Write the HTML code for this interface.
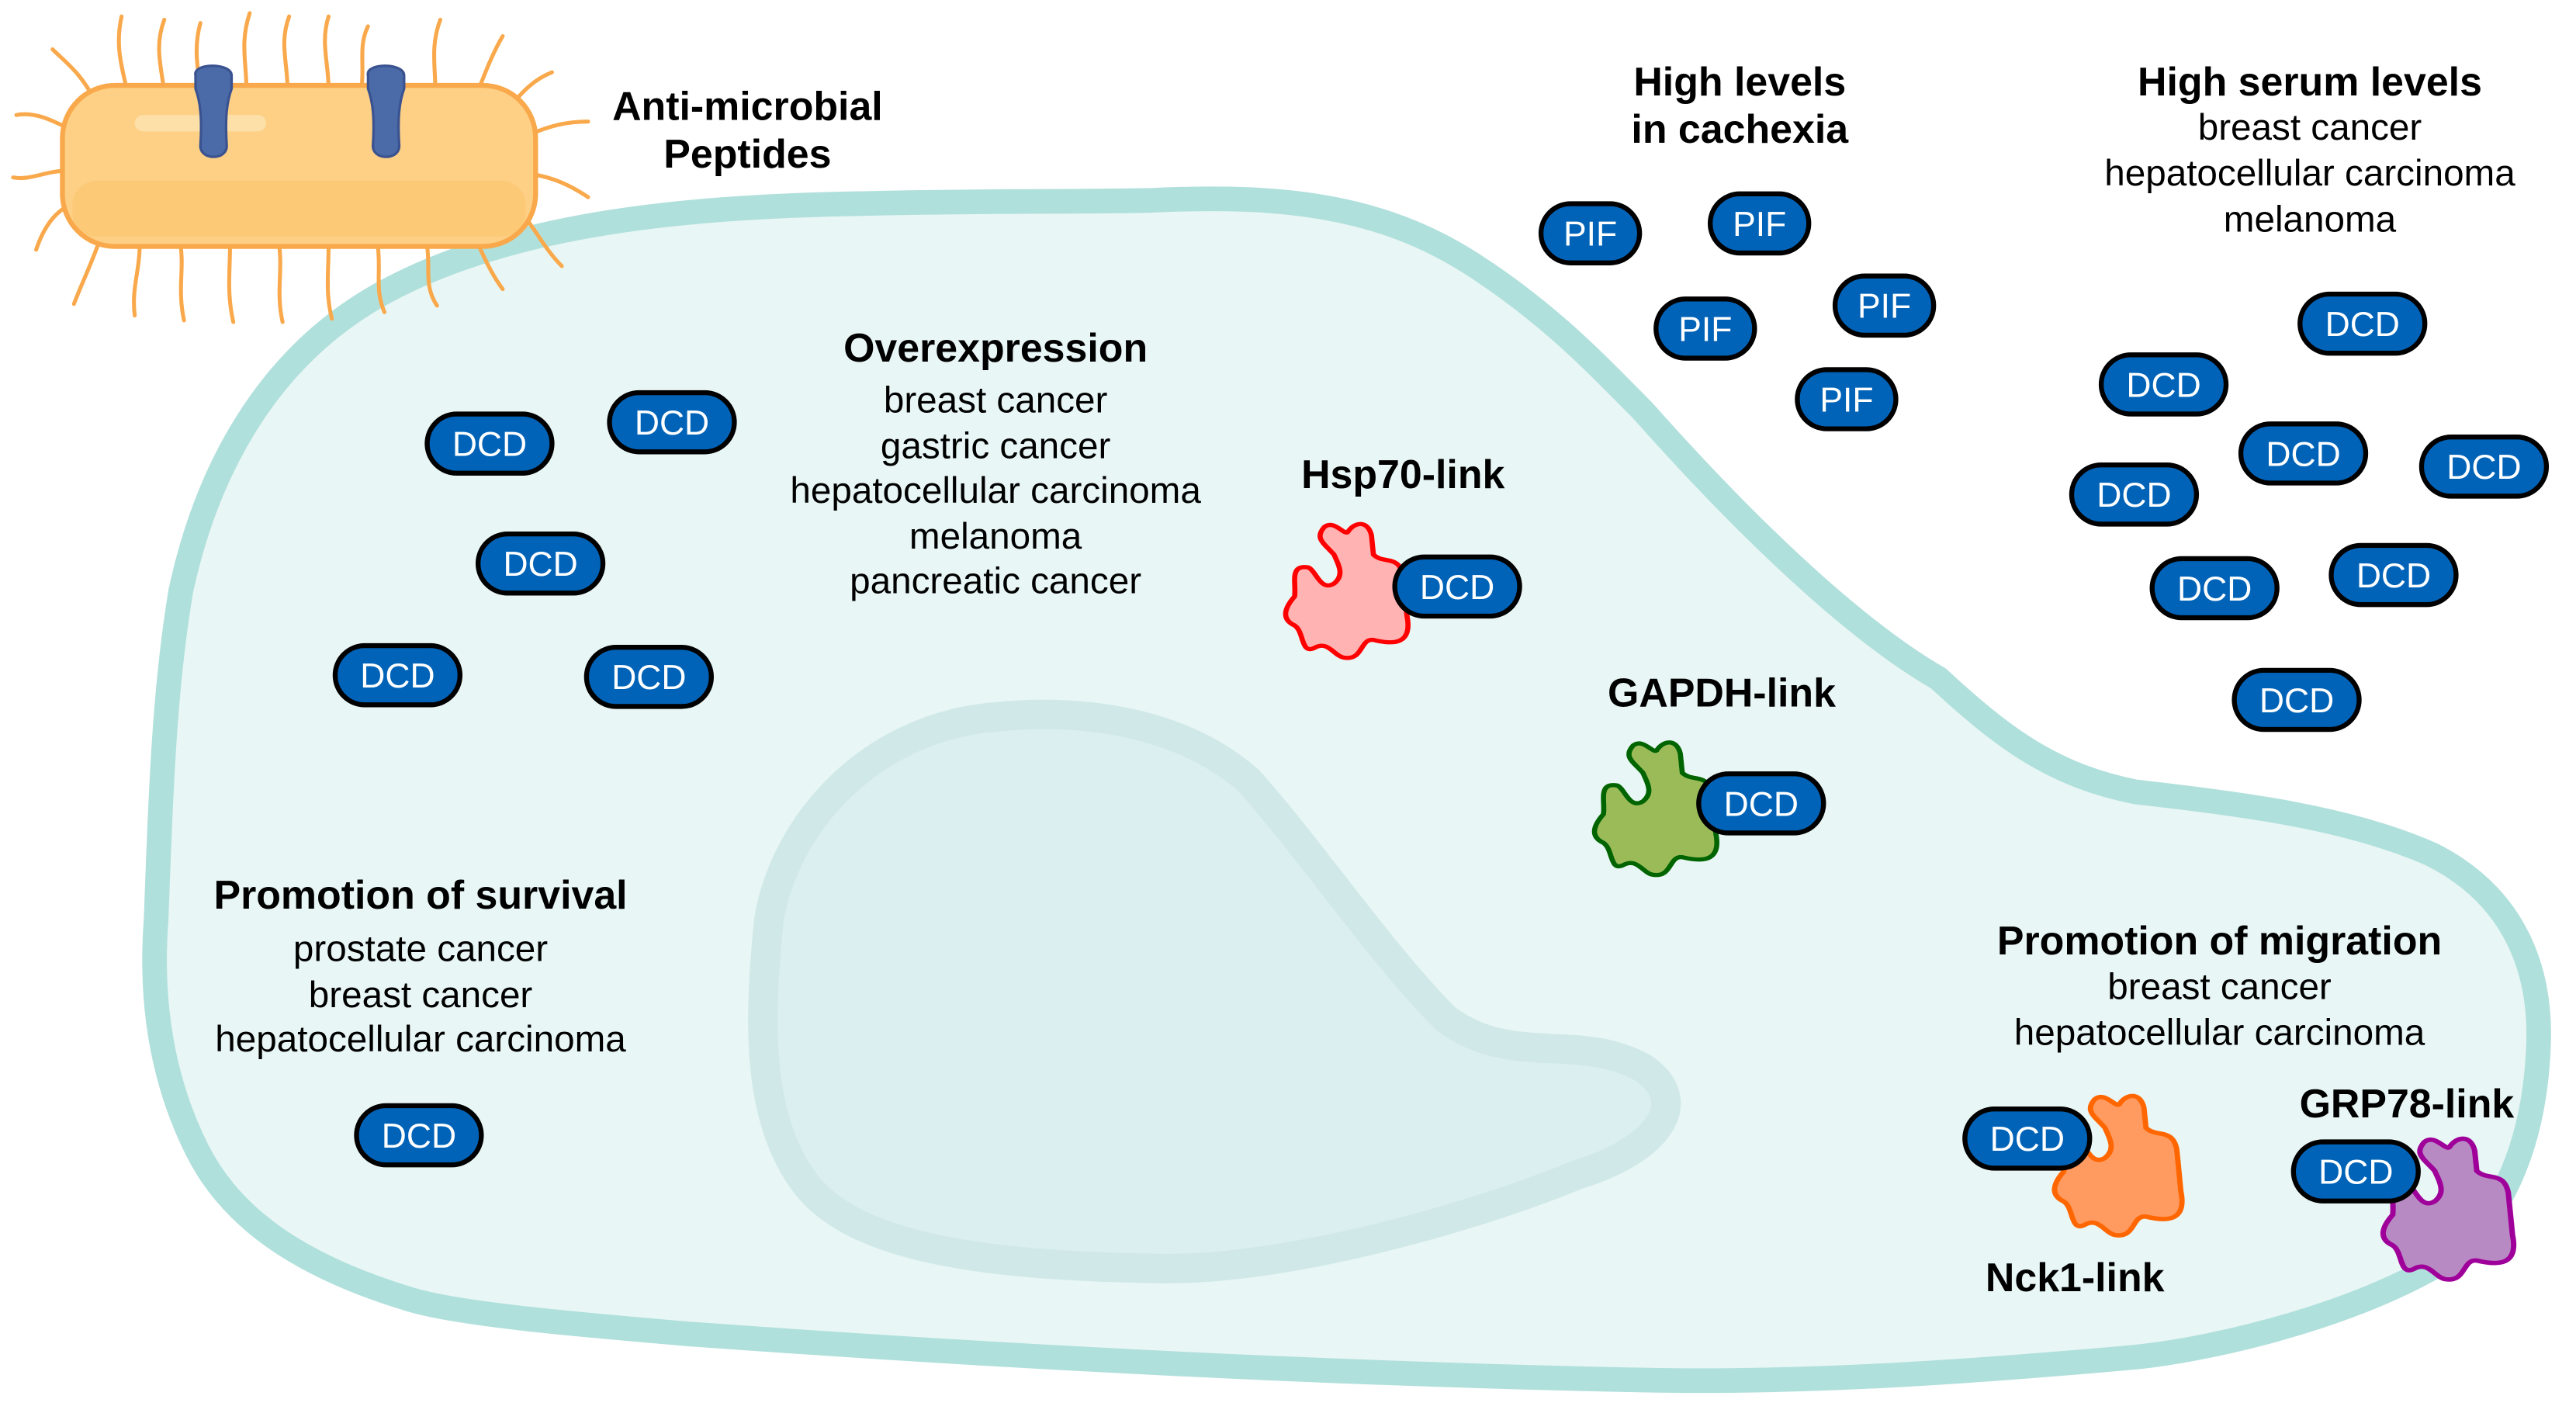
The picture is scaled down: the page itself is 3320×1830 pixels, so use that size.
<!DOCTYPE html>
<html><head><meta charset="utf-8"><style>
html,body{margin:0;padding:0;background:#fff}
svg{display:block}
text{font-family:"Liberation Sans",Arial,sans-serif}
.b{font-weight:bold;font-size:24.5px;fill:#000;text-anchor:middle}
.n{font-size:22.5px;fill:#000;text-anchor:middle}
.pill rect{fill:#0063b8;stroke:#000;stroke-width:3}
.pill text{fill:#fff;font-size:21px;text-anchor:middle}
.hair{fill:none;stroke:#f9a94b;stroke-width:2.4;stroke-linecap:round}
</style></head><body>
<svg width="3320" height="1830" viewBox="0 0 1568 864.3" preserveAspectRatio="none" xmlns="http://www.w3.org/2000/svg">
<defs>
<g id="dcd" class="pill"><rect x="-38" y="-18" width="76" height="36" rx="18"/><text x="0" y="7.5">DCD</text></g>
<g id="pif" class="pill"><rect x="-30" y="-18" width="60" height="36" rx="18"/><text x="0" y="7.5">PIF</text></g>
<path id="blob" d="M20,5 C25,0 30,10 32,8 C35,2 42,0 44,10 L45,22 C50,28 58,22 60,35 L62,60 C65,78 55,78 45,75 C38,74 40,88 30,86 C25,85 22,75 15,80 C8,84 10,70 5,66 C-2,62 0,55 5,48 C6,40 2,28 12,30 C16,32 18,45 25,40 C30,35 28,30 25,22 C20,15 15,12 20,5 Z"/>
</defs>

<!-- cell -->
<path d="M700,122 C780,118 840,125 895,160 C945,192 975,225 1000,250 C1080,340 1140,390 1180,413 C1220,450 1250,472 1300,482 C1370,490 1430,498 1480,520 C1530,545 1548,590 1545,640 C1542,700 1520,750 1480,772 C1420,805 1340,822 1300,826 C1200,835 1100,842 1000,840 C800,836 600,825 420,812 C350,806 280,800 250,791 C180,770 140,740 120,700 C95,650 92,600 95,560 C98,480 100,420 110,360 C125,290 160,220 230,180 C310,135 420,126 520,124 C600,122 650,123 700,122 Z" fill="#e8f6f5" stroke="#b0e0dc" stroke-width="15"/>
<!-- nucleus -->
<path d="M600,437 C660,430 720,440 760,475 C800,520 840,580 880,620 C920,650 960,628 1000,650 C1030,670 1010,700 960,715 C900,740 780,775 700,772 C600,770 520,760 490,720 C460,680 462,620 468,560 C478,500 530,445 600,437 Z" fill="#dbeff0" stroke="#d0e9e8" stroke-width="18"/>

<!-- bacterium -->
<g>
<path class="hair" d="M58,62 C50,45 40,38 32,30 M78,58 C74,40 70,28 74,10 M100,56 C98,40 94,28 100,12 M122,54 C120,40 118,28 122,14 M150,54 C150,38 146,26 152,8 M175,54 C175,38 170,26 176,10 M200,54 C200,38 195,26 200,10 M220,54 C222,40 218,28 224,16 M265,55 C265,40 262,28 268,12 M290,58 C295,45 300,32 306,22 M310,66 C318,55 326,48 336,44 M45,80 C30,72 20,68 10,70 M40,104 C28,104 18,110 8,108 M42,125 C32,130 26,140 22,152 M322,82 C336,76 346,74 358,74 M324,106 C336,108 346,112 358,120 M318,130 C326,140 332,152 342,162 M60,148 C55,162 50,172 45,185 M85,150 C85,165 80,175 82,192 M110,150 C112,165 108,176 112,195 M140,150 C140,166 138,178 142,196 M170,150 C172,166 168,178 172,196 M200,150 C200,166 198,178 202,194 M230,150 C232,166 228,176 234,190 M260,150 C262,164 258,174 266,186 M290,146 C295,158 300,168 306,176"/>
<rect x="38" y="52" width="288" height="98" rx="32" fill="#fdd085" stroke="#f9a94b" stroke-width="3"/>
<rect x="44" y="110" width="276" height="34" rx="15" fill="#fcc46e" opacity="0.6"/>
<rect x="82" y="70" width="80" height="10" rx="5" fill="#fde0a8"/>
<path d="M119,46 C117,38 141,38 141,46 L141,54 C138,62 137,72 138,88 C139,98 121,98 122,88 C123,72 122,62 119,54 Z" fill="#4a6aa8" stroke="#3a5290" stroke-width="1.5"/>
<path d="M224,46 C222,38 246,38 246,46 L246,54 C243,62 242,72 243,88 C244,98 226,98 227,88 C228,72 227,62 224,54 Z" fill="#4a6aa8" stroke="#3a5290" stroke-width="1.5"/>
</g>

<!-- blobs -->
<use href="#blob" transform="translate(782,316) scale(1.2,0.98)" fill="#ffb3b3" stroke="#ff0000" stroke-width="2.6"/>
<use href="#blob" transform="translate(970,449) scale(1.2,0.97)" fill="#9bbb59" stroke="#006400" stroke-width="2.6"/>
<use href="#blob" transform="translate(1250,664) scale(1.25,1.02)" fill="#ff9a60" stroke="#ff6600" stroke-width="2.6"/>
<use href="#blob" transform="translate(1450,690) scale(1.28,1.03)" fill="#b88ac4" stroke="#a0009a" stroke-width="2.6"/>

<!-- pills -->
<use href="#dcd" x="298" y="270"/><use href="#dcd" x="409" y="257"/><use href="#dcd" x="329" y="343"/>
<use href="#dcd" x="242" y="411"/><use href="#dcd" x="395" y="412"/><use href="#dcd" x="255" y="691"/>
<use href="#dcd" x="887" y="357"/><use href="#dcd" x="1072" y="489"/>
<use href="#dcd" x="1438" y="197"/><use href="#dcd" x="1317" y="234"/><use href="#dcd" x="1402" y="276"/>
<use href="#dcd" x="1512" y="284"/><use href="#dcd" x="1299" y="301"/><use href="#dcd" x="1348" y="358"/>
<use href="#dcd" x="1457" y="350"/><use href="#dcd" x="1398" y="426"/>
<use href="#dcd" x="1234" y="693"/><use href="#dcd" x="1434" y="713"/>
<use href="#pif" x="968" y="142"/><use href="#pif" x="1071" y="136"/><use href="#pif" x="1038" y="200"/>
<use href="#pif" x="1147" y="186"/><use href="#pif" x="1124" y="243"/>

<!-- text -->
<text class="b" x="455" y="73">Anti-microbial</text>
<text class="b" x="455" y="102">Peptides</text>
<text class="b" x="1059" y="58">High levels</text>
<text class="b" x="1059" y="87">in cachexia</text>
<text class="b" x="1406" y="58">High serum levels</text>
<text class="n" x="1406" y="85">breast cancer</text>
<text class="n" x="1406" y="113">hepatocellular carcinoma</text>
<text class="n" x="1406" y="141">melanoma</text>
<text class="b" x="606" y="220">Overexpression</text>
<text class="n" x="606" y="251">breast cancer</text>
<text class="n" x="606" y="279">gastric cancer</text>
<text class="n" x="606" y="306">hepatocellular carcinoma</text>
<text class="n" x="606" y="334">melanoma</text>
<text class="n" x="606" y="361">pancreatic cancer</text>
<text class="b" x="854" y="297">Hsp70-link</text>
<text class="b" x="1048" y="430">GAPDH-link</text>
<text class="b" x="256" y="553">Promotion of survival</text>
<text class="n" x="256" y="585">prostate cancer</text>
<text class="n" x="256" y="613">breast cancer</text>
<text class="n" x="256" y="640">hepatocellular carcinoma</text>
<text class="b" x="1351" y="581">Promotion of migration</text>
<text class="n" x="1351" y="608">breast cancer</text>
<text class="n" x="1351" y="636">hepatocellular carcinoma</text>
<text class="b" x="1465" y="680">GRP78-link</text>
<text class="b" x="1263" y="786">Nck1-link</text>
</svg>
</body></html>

◆ ◆ ◆ ◆ ◆ ◆ ◆

*EXERCISE AIM:* Output the data above without changes, apart from leaving out the pictures.

*IN RESPONSE:*
Write the HTML code for this interface.
The picture is scaled down: the page itself is 3320×1830 pixels, so use that size.
<!DOCTYPE html>
<html><head><meta charset="utf-8"><style>
html,body{margin:0;padding:0;background:#fff}
svg{display:block}
text{font-family:"Liberation Sans",Arial,sans-serif}
.b{font-weight:bold;font-size:24.5px;fill:#000;text-anchor:middle}
.n{font-size:22.5px;fill:#000;text-anchor:middle}
.pill rect{fill:#0063b8;stroke:#000;stroke-width:3}
.pill text{fill:#fff;font-size:21px;text-anchor:middle}
.hair{fill:none;stroke:#f9a94b;stroke-width:2.4;stroke-linecap:round}
</style></head><body>
<svg width="3320" height="1830" viewBox="0 0 1568 864.3" preserveAspectRatio="none" xmlns="http://www.w3.org/2000/svg">
<defs>
<g id="dcd" class="pill"><rect x="-38" y="-18" width="76" height="36" rx="18"/><text x="0" y="7.5">DCD</text></g>
<g id="pif" class="pill"><rect x="-30" y="-18" width="60" height="36" rx="18"/><text x="0" y="7.5">PIF</text></g>
<path id="blob" d="M20,5 C25,0 30,10 32,8 C35,2 42,0 44,10 L45,22 C50,28 58,22 60,35 L62,60 C65,78 55,78 45,75 C38,74 40,88 30,86 C25,85 22,75 15,80 C8,84 10,70 5,66 C-2,62 0,55 5,48 C6,40 2,28 12,30 C16,32 18,45 25,40 C30,35 28,30 25,22 C20,15 15,12 20,5 Z"/>
</defs>

<!-- cell -->
<path d="M700,122 C780,118 840,125 895,160 C945,192 975,225 1000,250 C1080,340 1140,390 1180,413 C1220,450 1250,472 1300,482 C1370,490 1430,498 1480,520 C1530,545 1548,590 1545,640 C1542,700 1520,750 1480,772 C1420,805 1340,822 1300,826 C1200,835 1100,842 1000,840 C800,836 600,825 420,812 C350,806 280,800 250,791 C180,770 140,740 120,700 C95,650 92,600 95,560 C98,480 100,420 110,360 C125,290 160,220 230,180 C310,135 420,126 520,124 C600,122 650,123 700,122 Z" fill="#e8f6f5" stroke="#b0e0dc" stroke-width="15"/>
<!-- nucleus -->
<path d="M600,437 C660,430 720,440 760,475 C800,520 840,580 880,620 C920,650 960,628 1000,650 C1030,670 1010,700 960,715 C900,740 780,775 700,772 C600,770 520,760 490,720 C460,680 462,620 468,560 C478,500 530,445 600,437 Z" fill="#dbeff0" stroke="#d0e9e8" stroke-width="18"/>

<!-- bacterium -->
<g>
<path class="hair" d="M58,62 C50,45 40,38 32,30 M78,58 C74,40 70,28 74,10 M100,56 C98,40 94,28 100,12 M122,54 C120,40 118,28 122,14 M150,54 C150,38 146,26 152,8 M175,54 C175,38 170,26 176,10 M200,54 C200,38 195,26 200,10 M220,54 C222,40 218,28 224,16 M265,55 C265,40 262,28 268,12 M290,58 C295,45 300,32 306,22 M310,66 C318,55 326,48 336,44 M45,80 C30,72 20,68 10,70 M40,104 C28,104 18,110 8,108 M42,125 C32,130 26,140 22,152 M322,82 C336,76 346,74 358,74 M324,106 C336,108 346,112 358,120 M318,130 C326,140 332,152 342,162 M60,148 C55,162 50,172 45,185 M85,150 C85,165 80,175 82,192 M110,150 C112,165 108,176 112,195 M140,150 C140,166 138,178 142,196 M170,150 C172,166 168,178 172,196 M200,150 C200,166 198,178 202,194 M230,150 C232,166 228,176 234,190 M260,150 C262,164 258,174 266,186 M290,146 C295,158 300,168 306,176"/>
<rect x="38" y="52" width="288" height="98" rx="32" fill="#fdd085" stroke="#f9a94b" stroke-width="3"/>
<rect x="44" y="110" width="276" height="34" rx="15" fill="#fcc46e" opacity="0.6"/>
<rect x="82" y="70" width="80" height="10" rx="5" fill="#fde0a8"/>
<path d="M119,46 C117,38 141,38 141,46 L141,54 C138,62 137,72 138,88 C139,98 121,98 122,88 C123,72 122,62 119,54 Z" fill="#4a6aa8" stroke="#3a5290" stroke-width="1.5"/>
<path d="M224,46 C222,38 246,38 246,46 L246,54 C243,62 242,72 243,88 C244,98 226,98 227,88 C228,72 227,62 224,54 Z" fill="#4a6aa8" stroke="#3a5290" stroke-width="1.5"/>
</g>

<!-- blobs -->
<use href="#blob" transform="translate(782,316) scale(1.2,0.98)" fill="#ffb3b3" stroke="#ff0000" stroke-width="2.6"/>
<use href="#blob" transform="translate(970,449) scale(1.2,0.97)" fill="#9bbb59" stroke="#006400" stroke-width="2.6"/>
<use href="#blob" transform="translate(1250,664) scale(1.25,1.02)" fill="#ff9a60" stroke="#ff6600" stroke-width="2.6"/>
<use href="#blob" transform="translate(1450,690) scale(1.28,1.03)" fill="#b88ac4" stroke="#a0009a" stroke-width="2.6"/>

<!-- pills -->
<use href="#dcd" x="298" y="270"/><use href="#dcd" x="409" y="257"/><use href="#dcd" x="329" y="343"/>
<use href="#dcd" x="242" y="411"/><use href="#dcd" x="395" y="412"/><use href="#dcd" x="255" y="691"/>
<use href="#dcd" x="887" y="357"/><use href="#dcd" x="1072" y="489"/>
<use href="#dcd" x="1438" y="197"/><use href="#dcd" x="1317" y="234"/><use href="#dcd" x="1402" y="276"/>
<use href="#dcd" x="1512" y="284"/><use href="#dcd" x="1299" y="301"/><use href="#dcd" x="1348" y="358"/>
<use href="#dcd" x="1457" y="350"/><use href="#dcd" x="1398" y="426"/>
<use href="#dcd" x="1234" y="693"/><use href="#dcd" x="1434" y="713"/>
<use href="#pif" x="968" y="142"/><use href="#pif" x="1071" y="136"/><use href="#pif" x="1038" y="200"/>
<use href="#pif" x="1147" y="186"/><use href="#pif" x="1124" y="243"/>

<!-- text -->
<text class="b" x="455" y="73">Anti-microbial</text>
<text class="b" x="455" y="102">Peptides</text>
<text class="b" x="1059" y="58">High levels</text>
<text class="b" x="1059" y="87">in cachexia</text>
<text class="b" x="1406" y="58">High serum levels</text>
<text class="n" x="1406" y="85">breast cancer</text>
<text class="n" x="1406" y="113">hepatocellular carcinoma</text>
<text class="n" x="1406" y="141">melanoma</text>
<text class="b" x="606" y="220">Overexpression</text>
<text class="n" x="606" y="251">breast cancer</text>
<text class="n" x="606" y="279">gastric cancer</text>
<text class="n" x="606" y="306">hepatocellular carcinoma</text>
<text class="n" x="606" y="334">melanoma</text>
<text class="n" x="606" y="361">pancreatic cancer</text>
<text class="b" x="854" y="297">Hsp70-link</text>
<text class="b" x="1048" y="430">GAPDH-link</text>
<text class="b" x="256" y="553">Promotion of survival</text>
<text class="n" x="256" y="585">prostate cancer</text>
<text class="n" x="256" y="613">breast cancer</text>
<text class="n" x="256" y="640">hepatocellular carcinoma</text>
<text class="b" x="1351" y="581">Promotion of migration</text>
<text class="n" x="1351" y="608">breast cancer</text>
<text class="n" x="1351" y="636">hepatocellular carcinoma</text>
<text class="b" x="1465" y="680">GRP78-link</text>
<text class="b" x="1263" y="786">Nck1-link</text>
</svg>
</body></html>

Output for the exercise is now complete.